Though the ROC is famous, it doesn’t bring out the true baseline for an imbalanced class problem. It’s simply because accuracy is not a good metric, while precision and recall are better in that case. Similar to AUC ROC curve, AUC Prec Recall curve is the metric to compare models in this case. The optimal threshold in this case, on the other hand will correspon to right top corner of the graph instead of the top left for an AUC ROC.
it can be more flexible to predict probabilities of an observation belonging to each class in a classification problem rather than predicting classes directly.
This flexibility comes from the way that probabilities may be interpreted using different thresholds that allow the operator of the model to trade-off concerns in the errors made by the model, such as the number of false positives compared to the number of false negatives.
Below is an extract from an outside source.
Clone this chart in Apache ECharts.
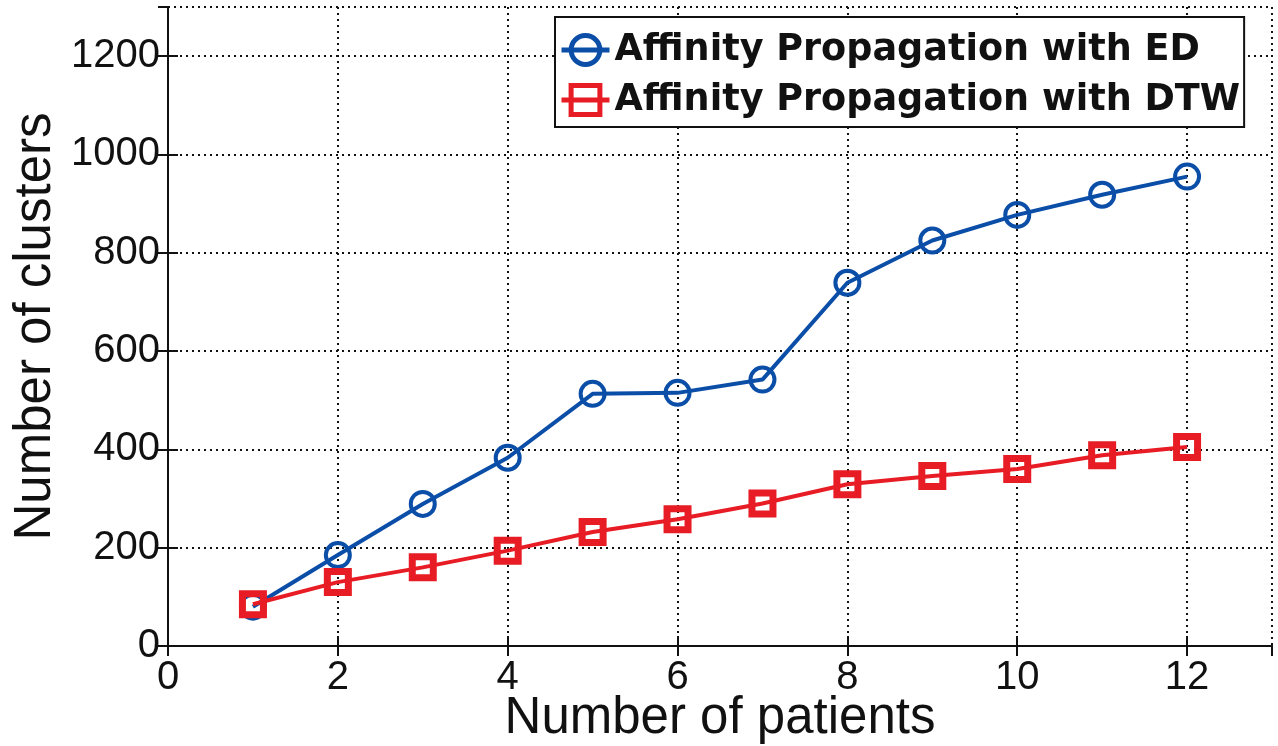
<!DOCTYPE html>
<html>
<head>
<meta charset="utf-8">
<script src="https://cdn.jsdelivr.net/npm/echarts@6/dist/echarts.min.js"></script>
<style>html,body{margin:0;padding:0;background:#fff;}#c{width:1278px;height:746px;}</style>
</head>
<body>
<div id="c"></div>
<script>
const patients = [1, 2, 3, 4, 5, 6, 7, 8, 9, 10, 11, 12];
const edClusters = [80, 185, 289, 383, 513, 515, 542, 739, 825, 877, 918, 955];
const dtwClusters = [85, 130, 160, 194, 232, 258, 290, 329, 346, 360, 388, 405];
const seriesNames = ['Affinity Propagation with ED', 'Affinity Propagation with DTW'];
const xTicks = [0, 2, 4, 6, 8, 10, 12];
const yTicks = [0, 200, 400, 600, 800, 1000, 1200];

const blue = '#0b4ea8';
const red = '#e81c24';
const font = 'Liberation Sans, Arial, sans-serif';

const chart = echarts.init(document.getElementById('c'), null, {renderer: 'canvas'});
const grid = {left: 168, right: 6, top: 7, bottom: 100, containLabel: false, outerBoundsMode: 'none'};
const gridLine = {show: true, lineStyle: {color: '#111', width: 2, type: [2, 4]}};
const axisLine = {show: true, lineStyle: {color: '#111', width: 2}};
const tickIn = {show: true, inside: true, length: 10, lineStyle: {color: '#111', width: 2}};

chart.setOption({
  animation: false,
  backgroundColor: '#fff',
  grid: grid,
  xAxis: [{
    type: 'value', min: 0, max: 13, interval: 2,
    name: 'Number of patients', nameLocation: 'middle', nameGap: 47, nameMoveOverlap: false,
    nameTextStyle: {fontFamily: font, fontSize: 51, color: '#111'},
    axisLine: axisLine, axisTick: tickIn,
    axisLabel: {fontFamily: font, fontSize: 40, color: '#111', margin: 12, showMaxLabel: false,
      formatter: v => xTicks.includes(v) ? String(v) : ''},
    splitLine: gridLine
  }, {
    type: 'value', min: 0, max: 13, interval: 2, position: 'top',
    axisLine: axisLine, axisTick: tickIn, axisLabel: {show: false}, splitLine: {show: false}
  }],
  yAxis: [{
    type: 'value', min: 0, max: 1300, interval: 200,
    name: 'Number of clusters', nameLocation: 'middle', nameGap: 107, nameMoveOverlap: false,
    nameTextStyle: {fontFamily: font, fontSize: 51, color: '#111'},
    axisLine: axisLine, axisTick: tickIn,
    axisLabel: {fontFamily: font, fontSize: 40, color: '#111', margin: 8, showMaxLabel: false,
      formatter: v => yTicks.includes(v) ? String(v) : ''},
    splitLine: gridLine
  }, {
    type: 'value', min: 0, max: 1300, interval: 200, position: 'right',
    axisLine: axisLine, axisTick: tickIn, axisLabel: {show: false}, splitLine: {show: false}
  }],
  legend: {
    left: 555, top: 17, orient: 'vertical',
    backgroundColor: '#fff', borderColor: '#111', borderWidth: 2, borderRadius: 0,
    padding: [13, 4, 7, 4], itemGap: 10, itemWidth: 48, itemHeight: 36,
    lineStyle: {width: 5},
    itemStyle: {borderWidth: 5},
    textStyle: {fontFamily: 'DejaVu Sans, sans-serif', fontSize: 36.6, fontWeight: 'bold', color: '#111', lineHeight: 40},
    data: seriesNames
  },
  series: [{
    name: seriesNames[0], type: 'line',
    data: patients.map((p, i) => [p, edClusters[i]]),
    symbol: 'circle', symbolSize: 24,
    itemStyle: {color: 'rgba(255,255,255,0)', borderColor: blue, borderWidth: 4},
    lineStyle: {color: blue, width: 4},
    z: 3
  }, {
    name: seriesNames[1], type: 'line',
    data: patients.map((p, i) => [p, dtwClusters[i]]),
    symbol: 'rect', symbolSize: 21,
    itemStyle: {color: 'rgba(255,255,255,0)', borderColor: red, borderWidth: 7},
    lineStyle: {color: red, width: 4},
    z: 4
  }]
});
</script>
</body>
</html>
This is required when using models where the cost of one error outweighs the cost of other types of errors.
Two diagnostic tools that help in the interpretation of probabilistic forecast for binary (two-class) classification predictive modeling problems are ROC Curves and Precision-Recall curves.
- ROC Curves summarize the trade-off between the true positive rate and false positive rate for a predictive model using different probability thresholds.
- Precision-Recall curves summarize the trade-off between the true positive rate and the positive predictive value for a predictive model using different probability thresholds.
- ROC curves are appropriate when the observations are balanced between each class, whereas precision-recall curves are appropriate for imbalanced datasets.